DIRECTIONS FOR THIS TASK
Open with the line that has "What React, TypeScript"; close with the line that has "import * as". Retype those lines exactly, images excluded.

___ DATA EXTRACT

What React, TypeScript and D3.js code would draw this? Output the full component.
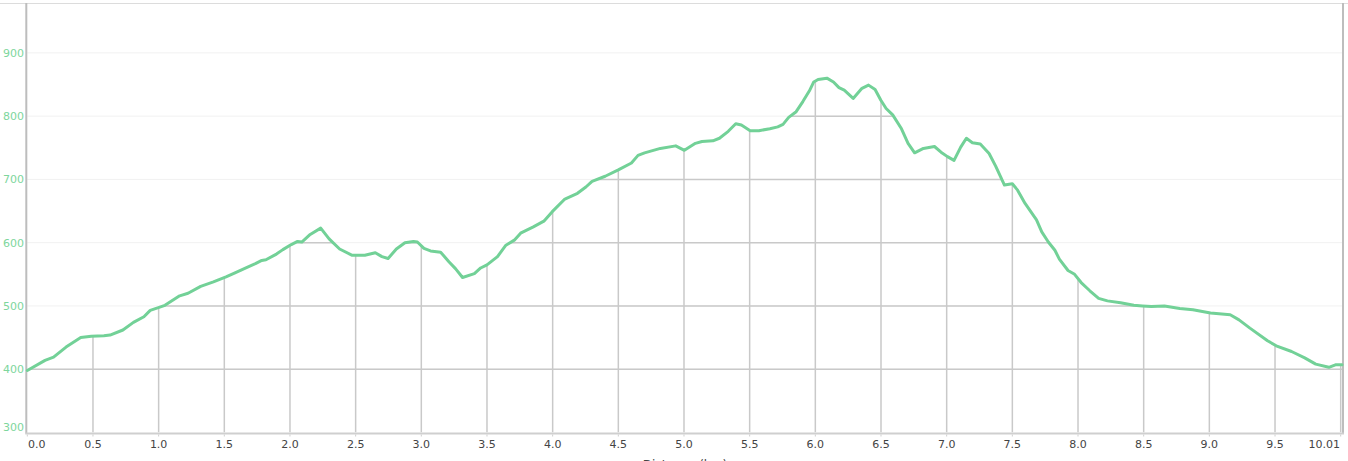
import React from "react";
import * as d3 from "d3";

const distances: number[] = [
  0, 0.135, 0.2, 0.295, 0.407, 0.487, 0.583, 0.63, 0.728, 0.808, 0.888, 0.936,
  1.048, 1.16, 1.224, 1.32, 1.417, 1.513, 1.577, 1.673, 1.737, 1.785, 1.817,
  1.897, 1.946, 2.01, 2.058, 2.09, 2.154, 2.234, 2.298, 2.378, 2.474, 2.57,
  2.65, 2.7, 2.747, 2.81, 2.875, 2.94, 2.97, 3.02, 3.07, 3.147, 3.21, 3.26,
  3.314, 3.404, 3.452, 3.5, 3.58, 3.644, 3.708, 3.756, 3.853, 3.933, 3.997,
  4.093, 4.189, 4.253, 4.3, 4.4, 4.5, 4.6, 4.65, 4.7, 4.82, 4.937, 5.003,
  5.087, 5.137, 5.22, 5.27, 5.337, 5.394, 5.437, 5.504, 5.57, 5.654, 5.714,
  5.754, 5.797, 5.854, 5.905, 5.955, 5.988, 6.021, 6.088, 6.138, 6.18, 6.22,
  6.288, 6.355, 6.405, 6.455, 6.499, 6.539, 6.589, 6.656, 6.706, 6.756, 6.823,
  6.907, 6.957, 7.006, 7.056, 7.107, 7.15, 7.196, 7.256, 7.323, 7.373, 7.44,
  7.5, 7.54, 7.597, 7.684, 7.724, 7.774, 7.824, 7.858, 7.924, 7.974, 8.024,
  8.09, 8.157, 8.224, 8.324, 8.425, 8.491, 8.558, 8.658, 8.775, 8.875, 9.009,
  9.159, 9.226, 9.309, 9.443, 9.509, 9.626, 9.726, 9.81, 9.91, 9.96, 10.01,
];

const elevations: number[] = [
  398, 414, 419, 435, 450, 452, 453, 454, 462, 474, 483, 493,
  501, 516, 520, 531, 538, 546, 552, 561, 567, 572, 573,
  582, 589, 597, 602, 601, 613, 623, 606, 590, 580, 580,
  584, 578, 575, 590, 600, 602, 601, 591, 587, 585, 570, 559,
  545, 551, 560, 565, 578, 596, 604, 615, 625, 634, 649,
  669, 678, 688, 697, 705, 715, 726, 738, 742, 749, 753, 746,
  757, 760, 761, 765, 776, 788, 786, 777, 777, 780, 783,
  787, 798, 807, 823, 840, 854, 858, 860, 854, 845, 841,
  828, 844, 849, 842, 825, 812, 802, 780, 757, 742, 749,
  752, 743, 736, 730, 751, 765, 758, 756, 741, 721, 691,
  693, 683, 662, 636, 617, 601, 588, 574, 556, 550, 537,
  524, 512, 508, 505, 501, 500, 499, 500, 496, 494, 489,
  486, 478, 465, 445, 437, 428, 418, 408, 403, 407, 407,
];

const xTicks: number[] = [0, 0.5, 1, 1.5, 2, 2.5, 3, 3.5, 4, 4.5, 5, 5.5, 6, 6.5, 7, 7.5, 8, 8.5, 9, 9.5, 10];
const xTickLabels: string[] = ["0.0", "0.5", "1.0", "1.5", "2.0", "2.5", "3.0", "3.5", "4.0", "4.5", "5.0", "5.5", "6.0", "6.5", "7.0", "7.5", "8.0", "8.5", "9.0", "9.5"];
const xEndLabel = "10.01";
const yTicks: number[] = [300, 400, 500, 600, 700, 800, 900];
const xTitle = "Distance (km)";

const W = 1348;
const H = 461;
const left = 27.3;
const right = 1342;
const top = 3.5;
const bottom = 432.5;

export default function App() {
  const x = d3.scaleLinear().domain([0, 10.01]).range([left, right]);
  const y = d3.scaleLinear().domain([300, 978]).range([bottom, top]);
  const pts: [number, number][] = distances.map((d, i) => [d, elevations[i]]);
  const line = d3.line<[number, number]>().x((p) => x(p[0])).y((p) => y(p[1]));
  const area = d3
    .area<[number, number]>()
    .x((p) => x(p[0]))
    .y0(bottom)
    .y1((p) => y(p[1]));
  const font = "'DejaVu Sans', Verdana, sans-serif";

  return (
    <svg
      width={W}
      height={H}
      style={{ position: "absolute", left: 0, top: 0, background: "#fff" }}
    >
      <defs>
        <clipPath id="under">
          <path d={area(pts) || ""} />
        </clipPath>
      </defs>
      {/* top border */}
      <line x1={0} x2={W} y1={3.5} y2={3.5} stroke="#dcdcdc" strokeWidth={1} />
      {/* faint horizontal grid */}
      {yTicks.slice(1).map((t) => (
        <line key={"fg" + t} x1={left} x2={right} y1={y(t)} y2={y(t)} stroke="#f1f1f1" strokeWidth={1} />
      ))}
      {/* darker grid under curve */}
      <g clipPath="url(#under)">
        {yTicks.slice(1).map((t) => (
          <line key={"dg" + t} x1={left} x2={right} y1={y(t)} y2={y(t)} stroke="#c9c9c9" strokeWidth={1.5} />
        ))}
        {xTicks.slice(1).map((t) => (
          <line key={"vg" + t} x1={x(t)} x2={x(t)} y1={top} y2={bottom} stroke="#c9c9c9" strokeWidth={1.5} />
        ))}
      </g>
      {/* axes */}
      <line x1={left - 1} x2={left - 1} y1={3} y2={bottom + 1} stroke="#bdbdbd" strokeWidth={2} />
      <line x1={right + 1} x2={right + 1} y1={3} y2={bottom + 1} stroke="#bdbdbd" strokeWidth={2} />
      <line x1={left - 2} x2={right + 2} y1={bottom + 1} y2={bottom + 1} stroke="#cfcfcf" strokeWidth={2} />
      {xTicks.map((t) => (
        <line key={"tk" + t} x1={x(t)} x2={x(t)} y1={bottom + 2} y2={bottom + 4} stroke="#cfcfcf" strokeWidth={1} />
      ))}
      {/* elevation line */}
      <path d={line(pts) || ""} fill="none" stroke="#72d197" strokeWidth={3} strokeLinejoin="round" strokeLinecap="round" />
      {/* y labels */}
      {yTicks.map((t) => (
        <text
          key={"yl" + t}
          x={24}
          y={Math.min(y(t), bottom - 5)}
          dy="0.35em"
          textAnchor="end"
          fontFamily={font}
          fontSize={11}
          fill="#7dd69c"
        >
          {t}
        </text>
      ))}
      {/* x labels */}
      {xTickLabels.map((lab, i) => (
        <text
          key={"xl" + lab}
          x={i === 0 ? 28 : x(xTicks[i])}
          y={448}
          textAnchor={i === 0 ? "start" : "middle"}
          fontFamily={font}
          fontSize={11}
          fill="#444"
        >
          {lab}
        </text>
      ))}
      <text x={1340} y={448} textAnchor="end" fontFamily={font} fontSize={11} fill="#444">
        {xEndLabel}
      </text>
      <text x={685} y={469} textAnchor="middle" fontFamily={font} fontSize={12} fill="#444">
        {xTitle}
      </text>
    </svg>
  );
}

______
___ DATA EXTRACT

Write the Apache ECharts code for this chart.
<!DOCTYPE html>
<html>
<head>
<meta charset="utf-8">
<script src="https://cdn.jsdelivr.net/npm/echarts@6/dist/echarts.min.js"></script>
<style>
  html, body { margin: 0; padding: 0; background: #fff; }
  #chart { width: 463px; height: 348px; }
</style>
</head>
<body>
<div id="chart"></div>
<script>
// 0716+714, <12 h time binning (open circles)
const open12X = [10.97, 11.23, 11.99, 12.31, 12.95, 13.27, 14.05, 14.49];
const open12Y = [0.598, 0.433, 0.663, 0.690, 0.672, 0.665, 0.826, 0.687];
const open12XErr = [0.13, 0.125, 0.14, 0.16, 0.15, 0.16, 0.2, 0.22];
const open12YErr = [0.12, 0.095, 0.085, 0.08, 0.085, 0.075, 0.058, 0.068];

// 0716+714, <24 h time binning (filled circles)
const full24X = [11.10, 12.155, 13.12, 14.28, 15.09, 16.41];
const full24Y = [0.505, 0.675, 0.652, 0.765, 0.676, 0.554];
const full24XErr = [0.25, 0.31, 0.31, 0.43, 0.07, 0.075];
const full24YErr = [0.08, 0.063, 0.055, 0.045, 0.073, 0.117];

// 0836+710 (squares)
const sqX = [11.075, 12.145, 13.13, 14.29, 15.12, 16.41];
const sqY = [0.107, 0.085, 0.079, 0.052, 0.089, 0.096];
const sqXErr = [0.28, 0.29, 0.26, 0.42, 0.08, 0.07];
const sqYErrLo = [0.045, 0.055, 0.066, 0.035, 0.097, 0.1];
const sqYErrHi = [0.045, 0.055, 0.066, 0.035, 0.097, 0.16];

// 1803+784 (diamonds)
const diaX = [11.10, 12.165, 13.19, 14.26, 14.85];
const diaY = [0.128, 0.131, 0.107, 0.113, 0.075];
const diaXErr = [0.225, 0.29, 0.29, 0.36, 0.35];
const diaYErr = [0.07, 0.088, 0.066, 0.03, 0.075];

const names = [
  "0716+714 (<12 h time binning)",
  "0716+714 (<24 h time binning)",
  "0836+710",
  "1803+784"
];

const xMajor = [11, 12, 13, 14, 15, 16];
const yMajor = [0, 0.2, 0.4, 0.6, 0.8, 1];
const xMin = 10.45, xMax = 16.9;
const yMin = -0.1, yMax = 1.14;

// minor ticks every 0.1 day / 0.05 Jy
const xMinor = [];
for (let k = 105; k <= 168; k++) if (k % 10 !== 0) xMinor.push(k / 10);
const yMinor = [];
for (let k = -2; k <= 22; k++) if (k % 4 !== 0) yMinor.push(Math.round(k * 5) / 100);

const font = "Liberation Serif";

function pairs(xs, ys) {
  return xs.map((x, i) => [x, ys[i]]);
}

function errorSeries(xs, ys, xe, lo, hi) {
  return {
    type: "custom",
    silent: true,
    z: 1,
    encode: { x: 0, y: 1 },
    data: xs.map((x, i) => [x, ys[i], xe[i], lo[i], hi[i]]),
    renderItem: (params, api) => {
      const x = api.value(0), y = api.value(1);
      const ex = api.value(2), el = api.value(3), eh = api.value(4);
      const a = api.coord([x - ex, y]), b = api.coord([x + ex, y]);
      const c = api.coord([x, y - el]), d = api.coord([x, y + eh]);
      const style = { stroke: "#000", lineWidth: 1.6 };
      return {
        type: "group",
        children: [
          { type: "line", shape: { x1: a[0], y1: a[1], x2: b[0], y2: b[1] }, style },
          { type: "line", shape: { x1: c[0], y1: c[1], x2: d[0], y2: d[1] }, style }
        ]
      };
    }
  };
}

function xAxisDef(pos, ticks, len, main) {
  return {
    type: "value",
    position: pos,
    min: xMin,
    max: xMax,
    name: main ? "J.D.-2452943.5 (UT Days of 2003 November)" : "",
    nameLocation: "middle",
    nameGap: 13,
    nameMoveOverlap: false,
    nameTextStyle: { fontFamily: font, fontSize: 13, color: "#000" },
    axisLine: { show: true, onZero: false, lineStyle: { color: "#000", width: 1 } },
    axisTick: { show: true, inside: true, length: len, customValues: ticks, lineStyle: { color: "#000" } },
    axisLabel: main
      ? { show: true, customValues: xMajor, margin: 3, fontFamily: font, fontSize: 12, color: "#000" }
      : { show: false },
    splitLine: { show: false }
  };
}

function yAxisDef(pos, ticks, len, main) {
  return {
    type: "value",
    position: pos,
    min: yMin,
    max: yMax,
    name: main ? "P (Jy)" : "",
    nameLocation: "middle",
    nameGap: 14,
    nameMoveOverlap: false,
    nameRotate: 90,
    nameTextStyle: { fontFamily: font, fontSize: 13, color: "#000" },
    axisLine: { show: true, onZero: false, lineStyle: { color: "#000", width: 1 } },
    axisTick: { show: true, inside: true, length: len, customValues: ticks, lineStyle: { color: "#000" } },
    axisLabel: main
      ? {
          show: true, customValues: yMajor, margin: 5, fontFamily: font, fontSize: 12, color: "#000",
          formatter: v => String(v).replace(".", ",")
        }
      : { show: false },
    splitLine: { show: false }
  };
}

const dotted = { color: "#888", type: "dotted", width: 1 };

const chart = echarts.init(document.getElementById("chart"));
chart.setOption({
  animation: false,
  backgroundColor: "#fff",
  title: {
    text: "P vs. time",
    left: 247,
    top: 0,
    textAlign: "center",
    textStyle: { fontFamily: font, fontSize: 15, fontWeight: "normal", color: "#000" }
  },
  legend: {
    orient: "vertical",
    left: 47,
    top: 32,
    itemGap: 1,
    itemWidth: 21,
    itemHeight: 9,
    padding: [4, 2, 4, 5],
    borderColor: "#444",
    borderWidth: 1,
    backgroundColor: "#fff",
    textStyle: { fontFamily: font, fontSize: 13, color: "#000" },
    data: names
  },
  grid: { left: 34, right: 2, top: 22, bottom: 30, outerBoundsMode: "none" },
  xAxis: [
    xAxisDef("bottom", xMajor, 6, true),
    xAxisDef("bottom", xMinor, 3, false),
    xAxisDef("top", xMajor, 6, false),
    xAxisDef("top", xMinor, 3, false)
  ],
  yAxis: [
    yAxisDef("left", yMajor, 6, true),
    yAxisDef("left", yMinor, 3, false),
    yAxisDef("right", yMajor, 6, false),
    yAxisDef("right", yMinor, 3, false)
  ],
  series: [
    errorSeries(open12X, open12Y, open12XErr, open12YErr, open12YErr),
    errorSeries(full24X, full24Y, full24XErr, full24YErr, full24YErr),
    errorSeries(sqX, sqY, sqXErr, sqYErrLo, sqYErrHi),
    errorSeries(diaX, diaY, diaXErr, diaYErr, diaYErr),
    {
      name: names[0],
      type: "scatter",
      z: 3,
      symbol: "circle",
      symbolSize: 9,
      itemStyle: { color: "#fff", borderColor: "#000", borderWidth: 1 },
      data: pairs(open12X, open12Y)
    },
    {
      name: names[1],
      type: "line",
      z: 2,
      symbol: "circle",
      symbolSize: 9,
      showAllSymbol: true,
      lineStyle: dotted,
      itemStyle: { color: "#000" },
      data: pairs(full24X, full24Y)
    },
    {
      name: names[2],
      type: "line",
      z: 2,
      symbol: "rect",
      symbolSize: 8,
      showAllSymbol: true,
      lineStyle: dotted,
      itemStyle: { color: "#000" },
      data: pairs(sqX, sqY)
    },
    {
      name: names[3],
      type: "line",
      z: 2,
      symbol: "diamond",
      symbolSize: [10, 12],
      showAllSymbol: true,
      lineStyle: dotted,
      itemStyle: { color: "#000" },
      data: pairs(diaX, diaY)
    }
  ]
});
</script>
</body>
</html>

______

TASK ANSWER
What React, TypeScript and D3.js code would draw this? Output the full component.
import React from "react";
import * as d3 from "d3";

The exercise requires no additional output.